* _EXERCISE OBJECTIVE_:
For each line below that includes the word "chart", make a copy.

---

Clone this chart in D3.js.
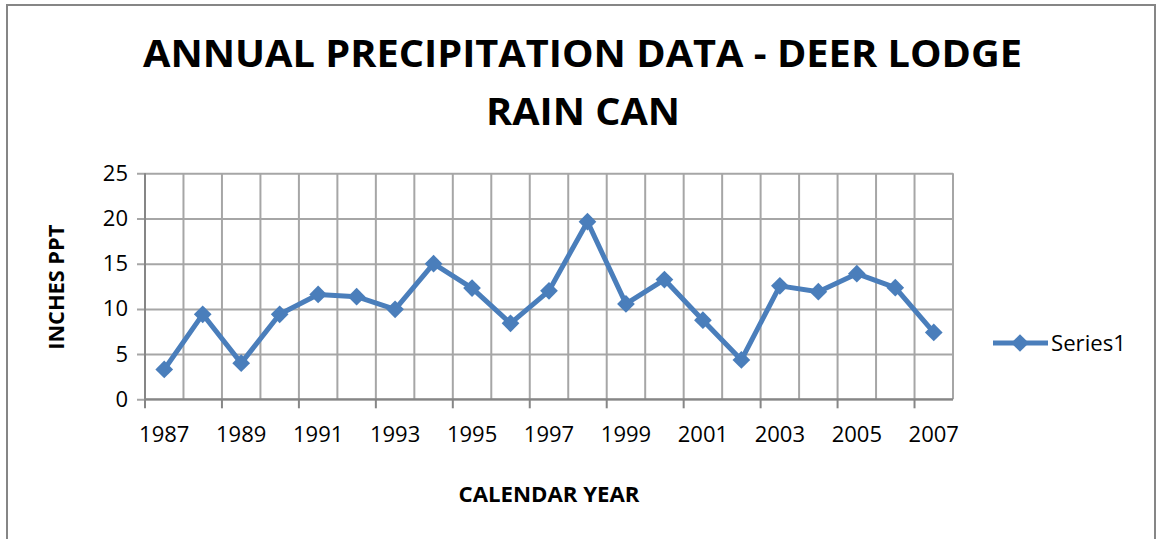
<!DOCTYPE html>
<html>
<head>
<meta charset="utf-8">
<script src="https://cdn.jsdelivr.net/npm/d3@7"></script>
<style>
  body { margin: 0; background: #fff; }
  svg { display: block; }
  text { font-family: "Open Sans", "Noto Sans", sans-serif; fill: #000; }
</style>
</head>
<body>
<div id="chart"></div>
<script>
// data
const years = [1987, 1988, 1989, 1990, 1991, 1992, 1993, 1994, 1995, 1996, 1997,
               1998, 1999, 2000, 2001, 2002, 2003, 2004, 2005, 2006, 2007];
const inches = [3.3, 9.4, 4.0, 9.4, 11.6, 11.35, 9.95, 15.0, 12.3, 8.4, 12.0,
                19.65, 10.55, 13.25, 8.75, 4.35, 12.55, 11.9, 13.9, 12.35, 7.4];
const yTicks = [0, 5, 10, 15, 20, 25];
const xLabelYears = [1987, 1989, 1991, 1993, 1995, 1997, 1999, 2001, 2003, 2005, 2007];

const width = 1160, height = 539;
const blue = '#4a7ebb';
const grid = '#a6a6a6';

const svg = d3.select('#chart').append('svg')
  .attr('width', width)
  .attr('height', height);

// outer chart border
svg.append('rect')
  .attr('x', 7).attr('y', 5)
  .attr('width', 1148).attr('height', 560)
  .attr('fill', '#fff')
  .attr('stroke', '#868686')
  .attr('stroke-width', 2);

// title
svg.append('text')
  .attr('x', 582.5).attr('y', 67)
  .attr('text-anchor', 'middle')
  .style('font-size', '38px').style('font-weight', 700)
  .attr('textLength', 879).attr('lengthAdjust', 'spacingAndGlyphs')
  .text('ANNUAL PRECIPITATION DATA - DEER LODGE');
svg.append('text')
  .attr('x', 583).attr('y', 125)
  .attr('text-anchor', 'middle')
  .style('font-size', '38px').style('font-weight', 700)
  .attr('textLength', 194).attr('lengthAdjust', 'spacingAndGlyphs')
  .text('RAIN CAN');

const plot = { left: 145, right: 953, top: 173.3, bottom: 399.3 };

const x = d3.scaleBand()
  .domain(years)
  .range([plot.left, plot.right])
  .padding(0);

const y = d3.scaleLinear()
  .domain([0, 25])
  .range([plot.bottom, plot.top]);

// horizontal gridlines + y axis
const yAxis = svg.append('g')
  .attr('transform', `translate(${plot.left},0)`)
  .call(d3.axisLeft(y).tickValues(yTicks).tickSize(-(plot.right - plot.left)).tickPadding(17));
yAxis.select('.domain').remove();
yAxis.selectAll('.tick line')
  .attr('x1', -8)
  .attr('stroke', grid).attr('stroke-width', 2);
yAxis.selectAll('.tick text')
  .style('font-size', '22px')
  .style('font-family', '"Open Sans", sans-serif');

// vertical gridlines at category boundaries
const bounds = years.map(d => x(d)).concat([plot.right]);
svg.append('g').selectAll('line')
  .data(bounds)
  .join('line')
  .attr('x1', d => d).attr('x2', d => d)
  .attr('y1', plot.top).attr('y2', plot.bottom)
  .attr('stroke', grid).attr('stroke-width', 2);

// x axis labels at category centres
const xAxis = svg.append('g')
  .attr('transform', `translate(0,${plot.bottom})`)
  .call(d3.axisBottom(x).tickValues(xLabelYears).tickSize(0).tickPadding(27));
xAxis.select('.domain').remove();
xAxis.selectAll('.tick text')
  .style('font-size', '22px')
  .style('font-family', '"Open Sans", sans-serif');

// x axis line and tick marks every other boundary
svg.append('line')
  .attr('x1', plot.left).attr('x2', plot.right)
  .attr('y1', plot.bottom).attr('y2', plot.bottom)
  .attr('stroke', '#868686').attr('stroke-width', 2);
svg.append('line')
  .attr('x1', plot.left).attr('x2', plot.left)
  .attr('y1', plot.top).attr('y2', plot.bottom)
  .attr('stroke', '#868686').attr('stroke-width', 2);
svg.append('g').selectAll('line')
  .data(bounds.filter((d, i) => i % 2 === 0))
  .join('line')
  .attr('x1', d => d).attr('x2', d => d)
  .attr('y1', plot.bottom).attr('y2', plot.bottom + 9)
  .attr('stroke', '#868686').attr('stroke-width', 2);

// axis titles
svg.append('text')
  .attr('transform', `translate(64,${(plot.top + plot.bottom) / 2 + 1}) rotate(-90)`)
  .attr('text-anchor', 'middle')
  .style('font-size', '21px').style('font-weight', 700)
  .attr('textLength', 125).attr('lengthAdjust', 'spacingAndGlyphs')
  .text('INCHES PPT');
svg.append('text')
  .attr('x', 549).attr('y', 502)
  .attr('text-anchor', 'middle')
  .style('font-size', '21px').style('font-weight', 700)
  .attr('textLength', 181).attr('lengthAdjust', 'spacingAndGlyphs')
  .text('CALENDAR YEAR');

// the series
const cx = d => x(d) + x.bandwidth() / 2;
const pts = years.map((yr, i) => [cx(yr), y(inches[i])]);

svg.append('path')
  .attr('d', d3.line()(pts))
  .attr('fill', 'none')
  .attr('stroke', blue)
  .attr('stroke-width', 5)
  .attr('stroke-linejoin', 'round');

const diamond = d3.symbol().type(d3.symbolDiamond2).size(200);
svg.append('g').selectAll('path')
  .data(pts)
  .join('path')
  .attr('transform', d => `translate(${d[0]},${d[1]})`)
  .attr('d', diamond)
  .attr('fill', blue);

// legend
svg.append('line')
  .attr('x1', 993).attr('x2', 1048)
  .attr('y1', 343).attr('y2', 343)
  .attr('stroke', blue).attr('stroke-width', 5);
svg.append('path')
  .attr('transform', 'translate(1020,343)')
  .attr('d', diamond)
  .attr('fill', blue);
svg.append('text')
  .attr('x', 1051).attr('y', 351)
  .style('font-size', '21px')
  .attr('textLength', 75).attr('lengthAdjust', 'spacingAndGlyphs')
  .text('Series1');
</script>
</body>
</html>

---

* _ANSWER TO THIS TASK_:
Clone this chart in D3.js.
<div id="chart"></div>
const svg = d3.select('#chart').append('svg')
// outer chart border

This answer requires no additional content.